======== GIVEN MATERIAL ========
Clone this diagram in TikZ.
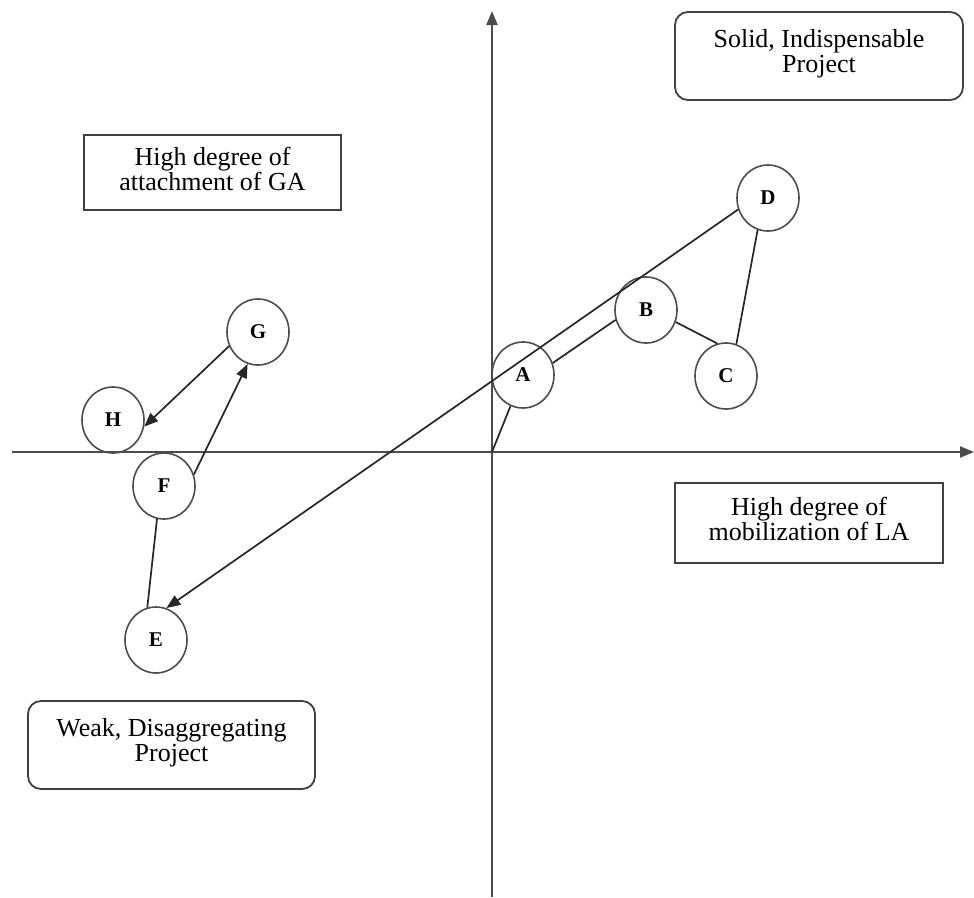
\documentclass[tikz,border=0pt]{standalone}
\usepackage{fontspec}
\setmainfont{Liberation Serif}
\usetikzlibrary{arrows.meta,shapes.geometric}
\begin{document}
\begin{tikzpicture}[x=1pt,y=-1pt,
  pt/.style={ellipse,draw=black!70,line width=1.6pt,minimum width=62pt,minimum height=66pt,inner sep=0pt,
    font=\fontsize{21}{22}\selectfont\bfseries},
  lbl/.style={draw=black!75,line width=1.8pt,align=center,inner sep=0pt,
    font=\fontsize{26}{25}\selectfont},
  con/.style={draw=black!85,line width=1.7pt},
  arr/.style={con,-{Triangle[length=14pt,width=11pt]}},
  axis/.style={draw=black!70,line width=2.2pt,-{Triangle[length=14pt,width=11pt]}}]
\useasboundingbox (0,0) rectangle (974,897);
\fill[white] (0,0) rectangle (974,897);
% axes
\coordinate (xl) at (12,452);
\coordinate (xr) at (974,452);
\coordinate (yb) at (492,897);
\coordinate (yt) at (492,11);
\coordinate (O) at (492,452);
\draw[axis] (xl) -- (xr);
\draw[axis] (yb) -- (yt);
% labels
\node[lbl,rounded corners=13pt,minimum width=288pt,minimum height=88pt,text depth=10pt] (solid) at (819,56) {Solid, Indispensable\\Project};
\node[lbl,minimum width=257pt,minimum height=75pt,text depth=8pt] (attach) at (212.5,172.5) {High degree of\\attachment of GA};
\node[lbl,minimum width=268pt,minimum height=80pt,text depth=8pt] (mobil) at (809,523) {High degree of\\mobilization of LA};
\node[lbl,rounded corners=13pt,minimum width=287pt,minimum height=88pt,text depth=10pt] (weak) at (171.5,745) {Weak, Disaggregating\\Project};
% points
\node[pt] (A) at (523,375) {A};
\node[pt] (B) at (646,310) {B};
\node[pt] (C) at (726,376) {C};
\node[pt] (D) at (768,198) {D};
\node[pt] (G) at (258,332) {G};
\node[pt] (H) at (113,420) {H};
\node[pt] (F) at (164,486) {F};
\node[pt] (E) at (156,640) {E};
% connectors
\draw[con] (O) -- (A);
\draw[con] (B.198) -- (A.22);
\draw[con] (B.338) -- (C.105);
\draw[con] (C.72) -- (D.252);
\draw[arr] (D.201) -- (E.72);
\draw[con] (F.258) -- (E.105);
\draw[arr] (F.21) -- (G.252);
\draw[arr] (G.206) -- (H.348);
\end{tikzpicture}
\end{document}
========
* DIRECTIVE
Output the material word for word, omitting its pictures.

* RESULT OF THIS EXERCISE
Clone this diagram in TikZ.
\documentclass[tikz,border=0pt]{standalone}
\usepackage{fontspec}
\setmainfont{Liberation Serif}
\usetikzlibrary{arrows.meta,shapes.geometric}
\begin{document}
\begin{tikzpicture}[x=1pt,y=-1pt,
  pt/.style={ellipse,draw=black!70,line width=1.6pt,minimum width=62pt,minimum height=66pt,inner sep=0pt,
    font=\fontsize{21}{22}\selectfont\bfseries},
  lbl/.style={draw=black!75,line width=1.8pt,align=center,inner sep=0pt,
    font=\fontsize{26}{25}\selectfont},
  con/.style={draw=black!85,line width=1.7pt},
  arr/.style={con,-{Triangle[length=14pt,width=11pt]}},
  axis/.style={draw=black!70,line width=2.2pt,-{Triangle[length=14pt,width=11pt]}}]
\useasboundingbox (0,0) rectangle (974,897);
\fill[white] (0,0) rectangle (974,897);
% axes
\coordinate (xl) at (12,452);
\coordinate (xr) at (974,452);
\coordinate (yb) at (492,897);
\coordinate (yt) at (492,11);
\coordinate (O) at (492,452);
\draw[axis] (xl) -- (xr);
\draw[axis] (yb) -- (yt);
% labels
\node[lbl,rounded corners=13pt,minimum width=288pt,minimum height=88pt,text depth=10pt] (solid) at (819,56) {Solid, Indispensable\\Project};
\node[lbl,minimum width=257pt,minimum height=75pt,text depth=8pt] (attach) at (212.5,172.5) {High degree of\\attachment of GA};
\node[lbl,minimum width=268pt,minimum height=80pt,text depth=8pt] (mobil) at (809,523) {High degree of\\mobilization of LA};
\node[lbl,rounded corners=13pt,minimum width=287pt,minimum height=88pt,text depth=10pt] (weak) at (171.5,745) {Weak, Disaggregating\\Project};
% points
\node[pt] (A) at (523,375) {A};
\node[pt] (B) at (646,310) {B};
\node[pt] (C) at (726,376) {C};
\node[pt] (D) at (768,198) {D};
\node[pt] (G) at (258,332) {G};
\node[pt] (H) at (113,420) {H};
\node[pt] (F) at (164,486) {F};
\node[pt] (E) at (156,640) {E};
% connectors
\draw[con] (O) -- (A);
\draw[con] (B.198) -- (A.22);
\draw[con] (B.338) -- (C.105);
\draw[con] (C.72) -- (D.252);
\draw[arr] (D.201) -- (E.72);
\draw[con] (F.258) -- (E.105);
\draw[arr] (F.21) -- (G.252);
\draw[arr] (G.206) -- (H.348);
\end{tikzpicture}
\end{document}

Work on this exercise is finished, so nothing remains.